REPUBLIKA.CO.ID, JAKARTA -- Pengamat politik dari Universitas Indonesia, Chusnul Mar'iyah menilai Komisi Pemberantasan Korupsi (KPK) tidak cukup netral dalam menjalankan tugasnya sebagai lembaga penegak hukum. Hal ini menurutnya tercermin dari apa yang menimpa mantan ketua DPP Partai Demokrat Anas Urbaningrum.
"Jadi Anas masuk di dalam pusaran yang dikoruptorkan. Koruptor itu ada dua, koruptor sejati dan yang dikoruptorkan. Dia dikorbankan," kata Chusnul Mar'iyah, Jumat (12/6) di Gedung Nusantara IV, Kompleks Parlemen, Senayan, Jakarta.
Chusnul, yang juga pernah menjadi saksi ahli dalam persidangan Anas, menyebut KPK dan MA tidak menjalankan fungsinya dengan baik. Terkait KPK, Chusnul bahkan menyimpulkan lembaga antirasuah itu telah melampaui batas karena dikendalikan oleh elite tertentu.
"Jadi, KPK itu dijadikan instrumen, alat, untuk menghancurkan lawan politik," ucapnya.
Bahkan, Chusnul menengarai, kinerja KPK sudah memburuk sejak era Presiden Susilo Bambang Yudhoyono. Dia menyebut, hukuman yang menimpa Anas murni akibat gejolak politik di dalam tubuh Partai Demokrat.
Terutama menjelang pemilihan ketua umum partai tersebut. Saat itu, Anas bersaing memperebutkan kursi ketua DPP, dan akhirnya berhasil.

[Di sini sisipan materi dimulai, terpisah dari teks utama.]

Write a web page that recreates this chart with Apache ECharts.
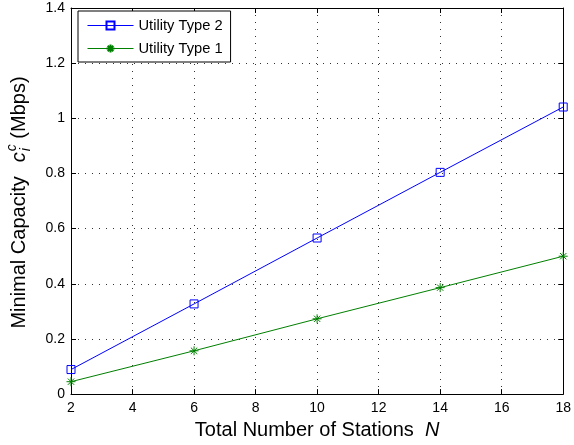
<!DOCTYPE html>
<html>
<head>
<meta charset="utf-8">
<script src="https://cdn.jsdelivr.net/npm/echarts@6/dist/echarts.min.js"></script>
<style>
html,body{margin:0;padding:0;background:#fff;}
#chart{width:574px;height:445px;}
</style>
</head>
<body>
<div id="chart"></div>
<script>
// ---- data ----
const stations = [2, 6, 10, 14, 18];
const utilityType2 = [0.089, 0.327, 0.566, 0.804, 1.041];
const utilityType1 = [0.045, 0.157, 0.273, 0.386, 0.500];
const seriesNames = ['Utility Type 2', 'Utility Type 1'];
const xTitle = 'Total Number of Stations';
const xTitleVar = 'N';
const yTitleMain = 'Minimal Capacity  ';
const yTitleVar = 'c';
const yTitleSup = 'c';
const yTitleSub = 'i';
const yTitleUnit = ' (Mbps)';

const FONT = '"Liberation Sans", Arial, sans-serif';
const chart = echarts.init(document.getElementById('chart'), null, {renderer: 'canvas'});

// measure text for the y-axis title layout
const mctx = document.createElement('canvas').getContext('2d');
function tw(t, font) { mctx.font = font; return mctx.measureText(t).width; }
const fMain = '20px ' + FONT, fIt = 'italic 20px ' + FONT, fSmall = 'italic 14px ' + FONT;
const w1 = tw(yTitleMain, fMain) + 3, wc = tw(yTitleVar, fIt),
      ws = Math.max(tw(yTitleSup, fSmall), tw(yTitleSub, fSmall)), w2 = tw(yTitleUnit, fMain);
const W = w1 + wc + ws + 1 + w2;
const gTop = 8, gBottom = 48;
const plotMidY = (gTop + (445 - gBottom)) / 2;

const squarePath = 'path://M0,0L1,0L1,1L0,1Z';
const starPath = 'path://M0,-1L0,1M-1,0L1,0M-0.7,-0.7L0.7,0.7M-0.7,0.7L0.7,-0.7';

const tickCommon = {show: true, inside: true, length: 5, lineStyle: {color: '#000', width: 1}};
const axisLineCommon = {show: true, onZero: false, lineStyle: {color: '#000', width: 1}};
const splitCommon = {show: true, lineStyle: {color: '#333', width: 1, type: [1, 6]}};

const option = {
  backgroundColor: '#fff',
  animation: false,
  grid: {left: 71, right: 10, top: gTop, bottom: gBottom, containLabel: false},
  legend: {
    data: seriesNames,
    orient: 'vertical',
    left: 78, top: 11,
    padding: [7, 8, 6, 9],
    itemGap: 8,
    itemWidth: 46,
    itemHeight: 10,
    backgroundColor: '#fff',
    borderColor: '#000',
    borderWidth: 1,
    borderRadius: 0,
    lineStyle: {width: 1},
    textStyle: {fontFamily: FONT, fontSize: 14.7, color: '#000'}
  },
  xAxis: [{
    type: 'value', min: 2, max: 18, interval: 2, position: 'bottom',
    axisLine: axisLineCommon, axisTick: tickCommon,
    axisLabel: {margin: 7, fontFamily: FONT, fontSize: 14, color: '#000'},
    splitLine: splitCommon,
    name: '{a|' + xTitle + '  }{b|' + xTitleVar + '}',
    nameLocation: 'middle', nameGap: 20,
    nameTextStyle: {
      fontFamily: FONT, fontSize: 20, color: '#000',
      rich: {a: {fontFamily: FONT, fontSize: 20, color: '#000'},
             b: {fontFamily: FONT, fontSize: 20, fontStyle: 'italic', color: '#000'}}
    }
  }, {
    type: 'value', min: 2, max: 18, interval: 2, position: 'top',
    axisLine: axisLineCommon, axisTick: tickCommon,
    axisLabel: {show: false}, splitLine: {show: false}
  }],
  yAxis: [{
    type: 'value', min: 0, max: 1.4, interval: 0.2, position: 'left',
    axisLine: axisLineCommon, axisTick: tickCommon,
    axisLabel: {margin: 6, fontFamily: FONT, fontSize: 14, color: '#000',
      formatter: v => (Math.round(v * 10) / 10).toString()},
    splitLine: splitCommon
  }, {
    type: 'value', min: 0, max: 1.4, interval: 0.2, position: 'right',
    axisLine: axisLineCommon, axisTick: tickCommon,
    axisLabel: {show: false}, splitLine: {show: false}
  }],
  graphic: [{
    type: 'group',
    x: 19, y: plotMidY + W / 2,
    rotation: Math.PI / 2,
    children: [
      {type: 'text', x: 0, y: 0, style: {text: yTitleMain, font: fMain, fill: '#000', align: 'left', verticalAlign: 'middle'}},
      {type: 'text', x: w1, y: 0, style: {text: yTitleVar, font: fIt, fill: '#000', align: 'left', verticalAlign: 'middle'}},
      {type: 'text', x: w1 + wc + 1, y: -7, style: {text: yTitleSup, font: fSmall, fill: '#000', align: 'left', verticalAlign: 'middle'}},
      {type: 'text', x: w1 + wc + 1, y: 7, style: {text: yTitleSub, font: fSmall, fill: '#000', align: 'left', verticalAlign: 'middle'}},
      {type: 'text', x: w1 + wc + ws + 1, y: 0, style: {text: yTitleUnit, font: fMain, fill: '#000', align: 'left', verticalAlign: 'middle'}}
    ]
  }],
  series: [{
    name: seriesNames[0], type: 'line',
    data: stations.map((x, i) => [x, utilityType2[i]]),
    symbol: squarePath, symbolSize: 8,
    lineStyle: {color: '#0000ff', width: 1},
    itemStyle: {color: 'rgba(0,0,0,0)', borderColor: '#0000ff', borderWidth: 1},
    z: 3
  }, {
    name: seriesNames[1], type: 'line',
    data: stations.map((x, i) => [x, utilityType1[i]]),
    symbol: starPath, symbolSize: 9,
    lineStyle: {color: '#008000', width: 1},
    itemStyle: {color: '#008000', borderColor: '#008000', borderWidth: 1},
    z: 3
  }]
};
chart.setOption(option);
</script>
</body>
</html>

"Ya, kan ini masih rangkaian politik Cikeas. Jadi, isunya itu isu kongres (Partai Demokrat), bukan isu Hambalang, bukan isu yang lain," tandasnya.
Seperti diketahui, Anas Urbaningrum diganjar hukuman yang berlipat ganda dari majelis hakim Mahkamah Agung (MA). Kasasi yang diajukannya ditolak MA.
Sehingga dia mendapat hukuman 14 tahun pidana kurungan, denda Rp 5 miliar subsider satu tahun empat bulan kurungan, dan kewajiban membayar Rp 57.592.330.580. Selain itu, hak politik Anas Urbaningrum juga dicabut.